§ SOURCE EXCERPT
■ ■ ■ ■ ■
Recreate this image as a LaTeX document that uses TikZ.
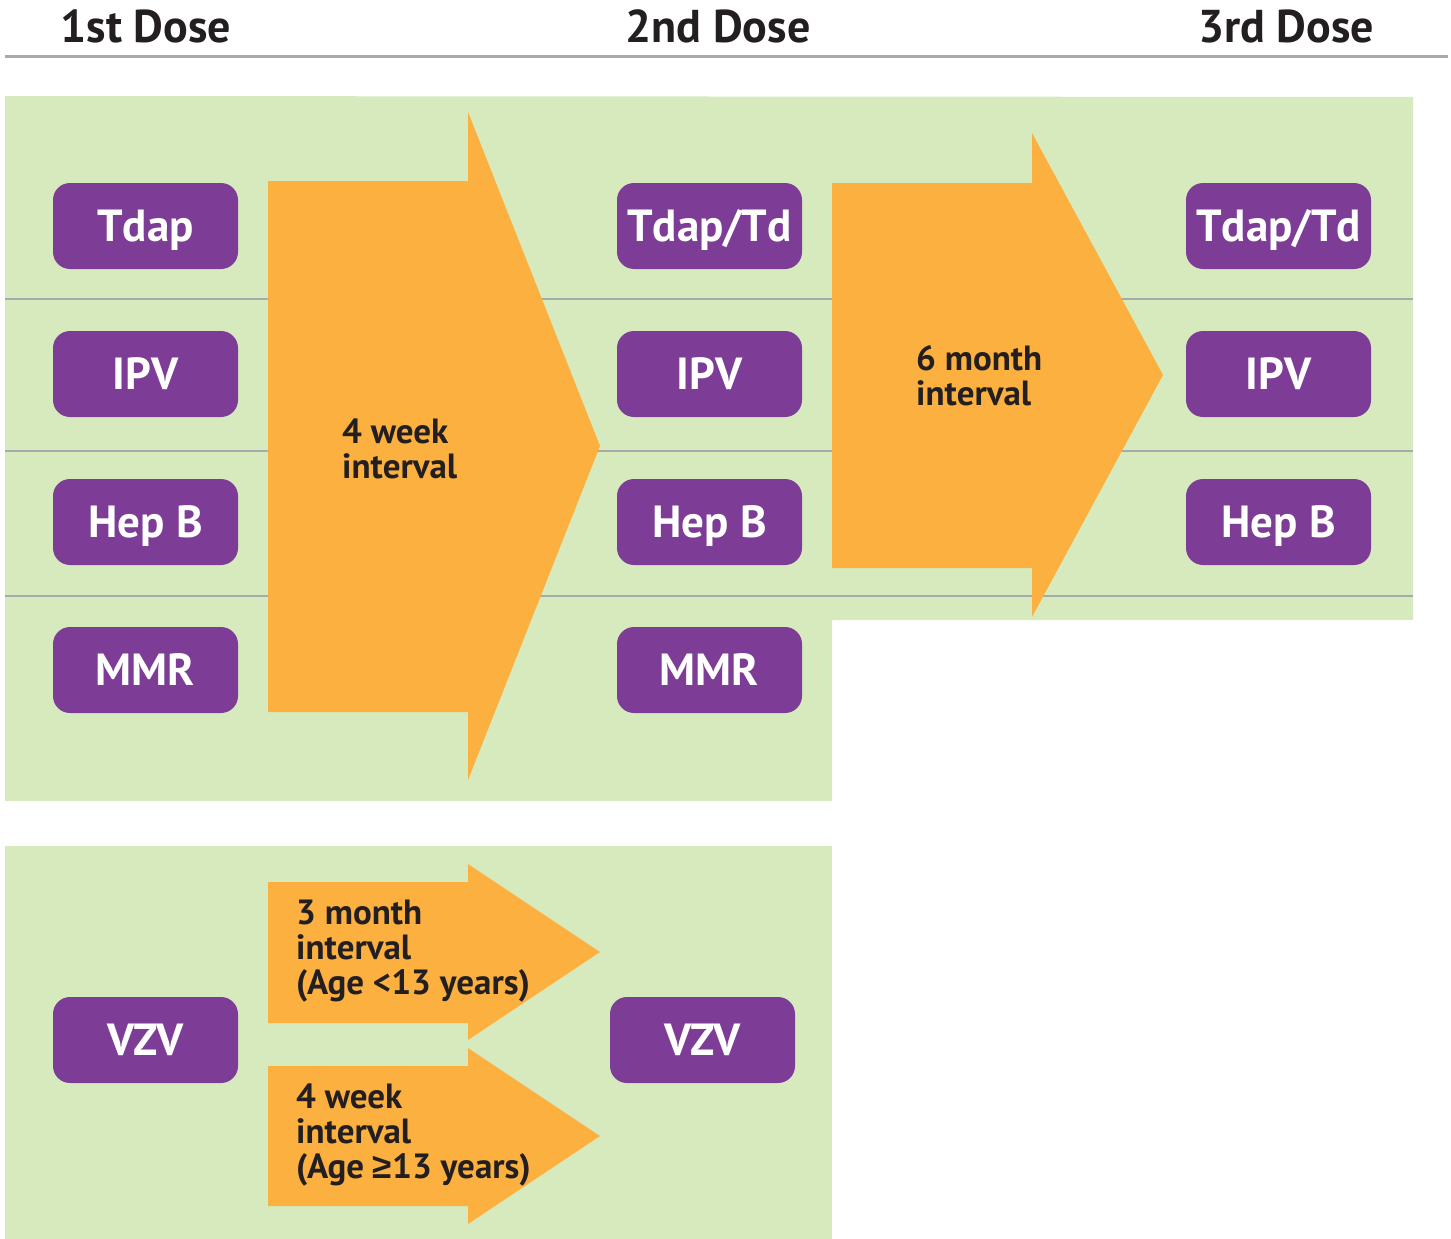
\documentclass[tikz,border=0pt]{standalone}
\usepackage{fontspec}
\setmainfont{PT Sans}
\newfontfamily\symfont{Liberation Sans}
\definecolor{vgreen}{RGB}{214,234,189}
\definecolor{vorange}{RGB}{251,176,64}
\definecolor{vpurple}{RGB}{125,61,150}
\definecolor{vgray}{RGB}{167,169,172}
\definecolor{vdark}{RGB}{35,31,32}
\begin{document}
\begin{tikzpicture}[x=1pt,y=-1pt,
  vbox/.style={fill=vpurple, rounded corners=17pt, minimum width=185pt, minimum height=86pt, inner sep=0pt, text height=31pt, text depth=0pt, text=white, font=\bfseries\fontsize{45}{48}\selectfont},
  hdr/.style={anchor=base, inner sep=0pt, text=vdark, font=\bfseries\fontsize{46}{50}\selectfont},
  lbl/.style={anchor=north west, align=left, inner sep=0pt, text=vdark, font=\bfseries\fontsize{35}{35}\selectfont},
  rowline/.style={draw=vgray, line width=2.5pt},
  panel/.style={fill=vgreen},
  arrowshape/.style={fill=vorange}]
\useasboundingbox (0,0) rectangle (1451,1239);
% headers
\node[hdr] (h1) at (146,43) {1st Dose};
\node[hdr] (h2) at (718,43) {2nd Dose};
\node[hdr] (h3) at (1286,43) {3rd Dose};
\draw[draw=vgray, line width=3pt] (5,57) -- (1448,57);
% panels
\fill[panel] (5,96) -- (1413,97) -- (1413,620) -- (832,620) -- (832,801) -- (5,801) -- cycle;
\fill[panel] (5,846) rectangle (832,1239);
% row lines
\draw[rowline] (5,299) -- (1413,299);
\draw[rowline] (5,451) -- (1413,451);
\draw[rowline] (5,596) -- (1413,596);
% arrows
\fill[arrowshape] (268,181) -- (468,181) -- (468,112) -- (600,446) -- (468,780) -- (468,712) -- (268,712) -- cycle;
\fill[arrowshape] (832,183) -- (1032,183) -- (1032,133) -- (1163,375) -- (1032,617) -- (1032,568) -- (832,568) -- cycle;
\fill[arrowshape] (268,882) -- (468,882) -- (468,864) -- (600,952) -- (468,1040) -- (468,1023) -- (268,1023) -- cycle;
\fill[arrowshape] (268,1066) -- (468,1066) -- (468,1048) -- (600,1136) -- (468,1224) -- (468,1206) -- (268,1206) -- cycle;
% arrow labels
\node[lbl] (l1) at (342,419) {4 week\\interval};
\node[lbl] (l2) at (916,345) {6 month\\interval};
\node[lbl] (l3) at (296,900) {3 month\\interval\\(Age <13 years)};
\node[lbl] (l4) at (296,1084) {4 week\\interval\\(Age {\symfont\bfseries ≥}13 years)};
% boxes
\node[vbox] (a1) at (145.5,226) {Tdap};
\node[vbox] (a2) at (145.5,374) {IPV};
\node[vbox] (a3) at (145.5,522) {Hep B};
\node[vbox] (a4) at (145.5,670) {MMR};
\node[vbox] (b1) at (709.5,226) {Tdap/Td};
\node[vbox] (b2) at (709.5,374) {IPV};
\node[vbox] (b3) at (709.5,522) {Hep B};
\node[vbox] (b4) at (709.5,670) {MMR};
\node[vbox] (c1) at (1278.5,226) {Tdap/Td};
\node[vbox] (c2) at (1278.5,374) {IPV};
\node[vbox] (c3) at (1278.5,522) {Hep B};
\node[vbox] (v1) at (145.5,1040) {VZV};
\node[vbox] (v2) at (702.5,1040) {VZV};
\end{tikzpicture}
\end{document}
■ ■ ■ ■ ■
§ GIVEN EXERCISE
Using the data above, print every line exactly, omitting pictures.

§ WRITTEN REPLY
Recreate this image as a LaTeX document that uses TikZ.
\documentclass[tikz,border=0pt]{standalone}
\usepackage{fontspec}
\setmainfont{PT Sans}
\newfontfamily\symfont{Liberation Sans}
\definecolor{vgreen}{RGB}{214,234,189}
\definecolor{vorange}{RGB}{251,176,64}
\definecolor{vpurple}{RGB}{125,61,150}
\definecolor{vgray}{RGB}{167,169,172}
\definecolor{vdark}{RGB}{35,31,32}
\begin{document}
\begin{tikzpicture}[x=1pt,y=-1pt,
  vbox/.style={fill=vpurple, rounded corners=17pt, minimum width=185pt, minimum height=86pt, inner sep=0pt, text height=31pt, text depth=0pt, text=white, font=\bfseries\fontsize{45}{48}\selectfont},
  hdr/.style={anchor=base, inner sep=0pt, text=vdark, font=\bfseries\fontsize{46}{50}\selectfont},
  lbl/.style={anchor=north west, align=left, inner sep=0pt, text=vdark, font=\bfseries\fontsize{35}{35}\selectfont},
  rowline/.style={draw=vgray, line width=2.5pt},
  panel/.style={fill=vgreen},
  arrowshape/.style={fill=vorange}]
\useasboundingbox (0,0) rectangle (1451,1239);
% headers
\node[hdr] (h1) at (146,43) {1st Dose};
\node[hdr] (h2) at (718,43) {2nd Dose};
\node[hdr] (h3) at (1286,43) {3rd Dose};
\draw[draw=vgray, line width=3pt] (5,57) -- (1448,57);
% panels
\fill[panel] (5,96) -- (1413,97) -- (1413,620) -- (832,620) -- (832,801) -- (5,801) -- cycle;
\fill[panel] (5,846) rectangle (832,1239);
% row lines
\draw[rowline] (5,299) -- (1413,299);
\draw[rowline] (5,451) -- (1413,451);
\draw[rowline] (5,596) -- (1413,596);
% arrows
\fill[arrowshape] (268,181) -- (468,181) -- (468,112) -- (600,446) -- (468,780) -- (468,712) -- (268,712) -- cycle;
\fill[arrowshape] (832,183) -- (1032,183) -- (1032,133) -- (1163,375) -- (1032,617) -- (1032,568) -- (832,568) -- cycle;
\fill[arrowshape] (268,882) -- (468,882) -- (468,864) -- (600,952) -- (468,1040) -- (468,1023) -- (268,1023) -- cycle;
\fill[arrowshape] (268,1066) -- (468,1066) -- (468,1048) -- (600,1136) -- (468,1224) -- (468,1206) -- (268,1206) -- cycle;
% arrow labels
\node[lbl] (l1) at (342,419) {4 week\\interval};
\node[lbl] (l2) at (916,345) {6 month\\interval};
\node[lbl] (l3) at (296,900) {3 month\\interval\\(Age <13 years)};
\node[lbl] (l4) at (296,1084) {4 week\\interval\\(Age {\symfont\bfseries ≥}13 years)};
% boxes
\node[vbox] (a1) at (145.5,226) {Tdap};
\node[vbox] (a2) at (145.5,374) {IPV};
\node[vbox] (a3) at (145.5,522) {Hep B};
\node[vbox] (a4) at (145.5,670) {MMR};
\node[vbox] (b1) at (709.5,226) {Tdap/Td};
\node[vbox] (b2) at (709.5,374) {IPV};
\node[vbox] (b3) at (709.5,522) {Hep B};
\node[vbox] (b4) at (709.5,670) {MMR};
\node[vbox] (c1) at (1278.5,226) {Tdap/Td};
\node[vbox] (c2) at (1278.5,374) {IPV};
\node[vbox] (c3) at (1278.5,522) {Hep B};
\node[vbox] (v1) at (145.5,1040) {VZV};
\node[vbox] (v2) at (702.5,1040) {VZV};
\end{tikzpicture}
\end{document}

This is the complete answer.